I think Alan Moore is the moist talented comic book writer there is, but i just prefer Gaiman for some reason.
And he's so cute :3

>> No.1371970

>>1371929
The classics are just that and Kirby is a genius. Its just a shame that so much of what is published in the medium is basically boys power fantasies. Could you imagine if any other form of entertainment was as dominated by just one Genre as Comic books are by Superheros? The only equivalent i can think of is Bollywood where practically every film to come out of the major film studios in India is a Musical.

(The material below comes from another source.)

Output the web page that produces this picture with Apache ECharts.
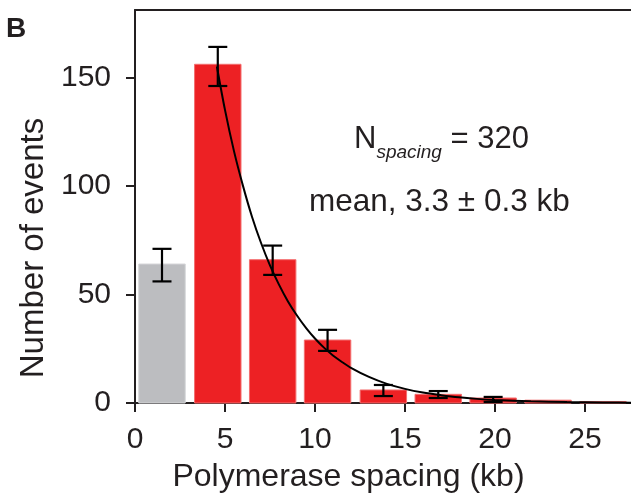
<!DOCTYPE html>
<html>
<head>
<meta charset="utf-8">
<script src="https://cdn.jsdelivr.net/npm/echarts@6/dist/echarts.min.js"></script>
<style>
  html, body { margin: 0; padding: 0; background: #fff; }
  #chart { width: 631px; height: 500px; }
</style>
</head>
<body>
<div id="chart"></div>
<script>
// Histogram of polymerase spacing (kb): bin centres and event counts
const binCenters = [1.5, 4.6, 7.65, 10.7, 13.8, 16.85, 19.9, 22.95, 26.0];
const counts     = [64, 156, 66, 29, 6, 4, 2.3, 1.3, 0.7];
// first bin is shown in grey (excluded from the fit)
const binIsFitted = [false, true, true, true, true, true, true, true, true];

// Error bars (low / high) for the first seven bins
const errCenters = [1.5, 4.6, 7.65, 10.7, 13.8, 16.85, 19.9];
const errLow     = [56, 146, 59, 24, 3.2, 2.3, 0.5];
const errHigh    = [71, 164, 72.5, 33.7, 8.3, 5.5, 2.8];

// Exponential fit curve (mean 3.3 kb), sampled points
const fitX = [4.55, 5, 5.5, 6, 6.5, 7, 7.5, 8, 8.5, 9, 9.5, 10, 10.5, 11, 11.5, 12, 13, 14, 15, 16, 17, 18, 19, 20, 22, 24, 26, 28];
const fitY = [155, 135, 116, 100, 85.8, 73.8, 63.4, 54.5, 46.8, 40.3, 34.6, 29.7, 25.5, 21.9, 18.9, 16.2, 12.0, 8.8, 6.5, 4.8, 3.6, 2.6, 1.9, 1.4, 0.8, 0.43, 0.24, 0.13];

// Axis ticks
const xTicks = [0, 5, 10, 15, 20, 25];
const yTicks = [0, 50, 100, 150];

const FONT = "'Liberation Sans', Arial, Helvetica, sans-serif";
const INK = '#231F20';
const RED = '#ED2124';
const GREY = '#BCBDC0';
const BAR_W = 2.58; // bar width in kb

const chart = echarts.init(document.getElementById('chart'), null, { renderer: 'canvas' });

const barData = binCenters.map((c, i) => [c, counts[i], binIsFitted[i] ? 1 : 0]);
const errData = errCenters.map((c, i) => [c, errLow[i], errHigh[i]]);
const fitData = fitX.map((x, i) => [x, fitY[i]]);

chart.setOption({
  animation: false,
  backgroundColor: '#fff',
  grid: { left: 135, right: 0, top: 10, bottom: 97 },
  xAxis: [{
    type: 'value',
    min: 0, max: 27.56,
    position: 'bottom',
    name: 'Polymerase spacing (kb)',
    nameLocation: 'middle',
    nameGap: 58,
    nameTextStyle: { fontFamily: FONT, fontSize: 32, color: INK, padding: [0, 69, 0, 0] },
    axisLine: { show: true, lineStyle: { color: INK, width: 2 } },
    axisTick: { show: true, length: 9, lineStyle: { color: INK, width: 2 }, customValues: xTicks },
    axisLabel: { fontFamily: FONT, fontSize: 30, color: INK, margin: 22, customValues: xTicks },
    splitLine: { show: false }
  }, {
    type: 'value',
    min: 0, max: 27.56,
    position: 'top',
    axisLine: { show: true, lineStyle: { color: INK, width: 2 } },
    axisTick: { show: false },
    axisLabel: { show: false },
    splitLine: { show: false }
  }],
  yAxis: {
    type: 'value',
    min: 0, max: 181,
    offset: 2,
    name: 'Number of events',
    nameLocation: 'middle',
    nameGap: 82,
    nameRotate: 90,
    nameTextStyle: { fontFamily: FONT, fontSize: 33, color: INK, padding: [0, 83, 0, 0] },
    axisLine: { show: true, lineStyle: { color: INK, width: 2 } },
    axisTick: { show: true, length: 9, lineStyle: { color: INK, width: 2 }, customValues: yTicks },
    axisLabel: { fontFamily: FONT, fontSize: 30, color: INK, margin: 22, customValues: yTicks },
    splitLine: { show: false }
  },
  series: [{
    type: 'custom',
    name: 'counts',
    data: barData,
    z: 2,
    renderItem(params, api) {
      const c = api.value(0), v = api.value(1), fitted = api.value(2);
      const p0 = api.coord([c - BAR_W / 2, v]);
      const p1 = api.coord([c + BAR_W / 2, 0]);
      return {
        type: 'rect',
        shape: { x: p0[0], y: p0[1], width: p1[0] - p0[0], height: p1[1] - p0[1] },
        style: {
          fill: fitted ? RED : GREY,
          stroke: fitted ? '#F36E6F' : '#D4D5D7',
          lineWidth: 1
        }
      };
    }
  }, {
    type: 'line',
    name: 'fit',
    data: fitData,
    smooth: 0.3,
    showSymbol: false,
    z: 3,
    lineStyle: { color: '#000', width: 2 }
  }, {
    type: 'custom',
    name: 'error',
    data: errData,
    z: 4,
    renderItem(params, api) {
      const c = api.value(0);
      const lo = api.coord([c, api.value(1)]);
      const hi = api.coord([c, api.value(2)]);
      const cap = 9.5;
      const st = { stroke: '#000', lineWidth: 2.2 };
      return {
        type: 'group',
        children: [
          { type: 'line', shape: { x1: lo[0], y1: lo[1], x2: hi[0], y2: hi[1] }, style: st },
          { type: 'line', shape: { x1: lo[0] - cap, y1: lo[1], x2: lo[0] + cap, y2: lo[1] }, style: st },
          { type: 'line', shape: { x1: hi[0] - cap, y1: hi[1], x2: hi[0] + cap, y2: hi[1] }, style: st }
        ]
      };
    }
  }],
  graphic: [{
    type: 'text',
    left: 6, top: 15,
    style: { text: 'B', fontFamily: FONT, fontSize: 28, fontWeight: 'bold', fill: INK }
  }, {
    type: 'text',
    left: 354, top: 124,
    style: {
      text: '{n|N}{s|spacing}{n| = 320}',
      fontFamily: FONT,
      rich: {
        n: { fontFamily: FONT, fontSize: 31, fill: INK, lineHeight: 36, verticalAlign: 'bottom' },
        s: { fontFamily: FONT, fontSize: 19, fontStyle: 'italic', fill: INK, lineHeight: 22, verticalAlign: 'bottom', padding: [0, 0, -7, 0] }
      }
    }
  }, {
    type: 'text',
    left: 309, top: 186,
    style: { text: 'mean, 3.3 \u00b1 0.3 kb', fontFamily: FONT, fontSize: 31.5, fill: INK }
  }]
});
</script>
</body>
</html>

Its not healthy, not that there aren't some good comics being written (Joss Whedon's run on X-Men and Grant Morrisson's stuff for DC for example).

>> No.1371977

>>1371970
Yah it's completely unhealthy and the way that the entire industry is basically centered around one target demographic (coincidentally the same demo that largely writes and draws the comics) actually approaches insanity.

http://www.youtube.com/watch?v=xgMZl0FJsx4

>> No.1371992

80s oldmancomicfag here.

Excellent: Watchmen, Maus, Jimmy Corrigan, Heartbreak Soup, Safe Area Gorazde
Good: V for Vendetta, Like a Velvet Glove Cast in Iron, I Never Liked You, The Playboy, Palestine
Meh: Marvelman/Miracleman, Jar of Fools, Persepolis, Louis Riel
Weak: Stuck Rubber Baby

>> No.1371994

>>1371965

If you're a Morrison fan, I highly recommend you check out his run on 'Doom Patrol', as well as 'The Filth', if you haven't already.

For new readers, 'The Filth' is actually a pretty wonderful introduction both to his bizarro imagination and to his deeply practical skill at craft and pacing. So yeah.

>> No.1371998

>>1371970
I'd say Video games. Technology is quickly evolving, people are capable of creating amazing things, and even the technology to create games is turning more accessible.
Still, there's absolutely no evolution coming from the public, so, the entire industry is geared towards army obsessed teenagers.

Regarding the topic at hand the domination of the market by super hero comics is annoying, but some cape comics are incredible (Watchmen, for instance). The problem is with the quality of the writing and consistency. Multiple writers, multiple status, events, retcons, the reestablishing of the status quo and so, make the general quality of comics and the universe they're set on horrible.

>> No.1372001

>>1371994
I'd recommend All Star Superman, it's everything Superman needs to be, amazing.

>> No.1372022

>>1371998
Watchmen was sort of intended to be a deconstruction and stab in the guts of superhero comics. Instead it ended up spawning a whole new trend and subgenre.